WWE-Star antwortet auf Buhrufe
Gionna Jene Daddio hatte kein leichtes Leben, als sie ein junges Mädchen in der Kleinstadt Elmwood Park bei New York war. Aber sie hatte einen großen Traum: ein Star im Wrestling sein, so wie ihr großes Vorbild Lita. (NEWS: Alle Neuigkeiten zu WWE)
Zwei Jahrzehnte später hat die kleine Gionna Jane sich ihren großen Traum erfüllt: Unter ihrem Künstlernamen Liv Morgan ist sie nun selbst erstmals Damenchampion bei WWE. In der Nacht zum Sonntag verteidigt die 28-Jährige den Gürtel des SmackDown-Kaders gegen UFC Hall of Famerin und Ex-Titelträgerin Ronda Rousey.

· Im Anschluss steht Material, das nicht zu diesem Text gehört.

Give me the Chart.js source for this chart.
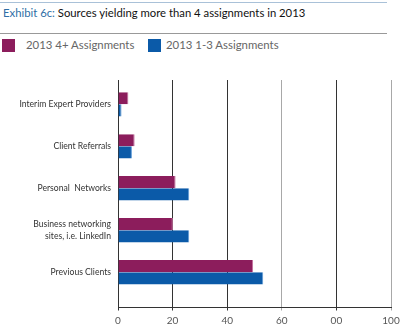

Im SPORT1-Interview (geführt vor dem tragischen Tod ihrer früheren WWE-Kollegin Sara Lee am Donnerstag) spricht Morgan über ihren emotionalen Weg an die WWE-Spitze, Vorurteile wegen ihres Aussehens und ihrer Vergangenheit als aufreizend gekleidete Kellnerin der Restaurant-Kette „Hooters“ und ihren Umgang mit den Buhrufen, die sie zuletzt teils kassiert hatte. Dazu geht es auch um das Verletzungsrisiko bei WWE, die um ihre Karriere bangenden Randy Orton und Big E - und die anstehende Deutschland-Tour durch Stuttgart und Dortmund.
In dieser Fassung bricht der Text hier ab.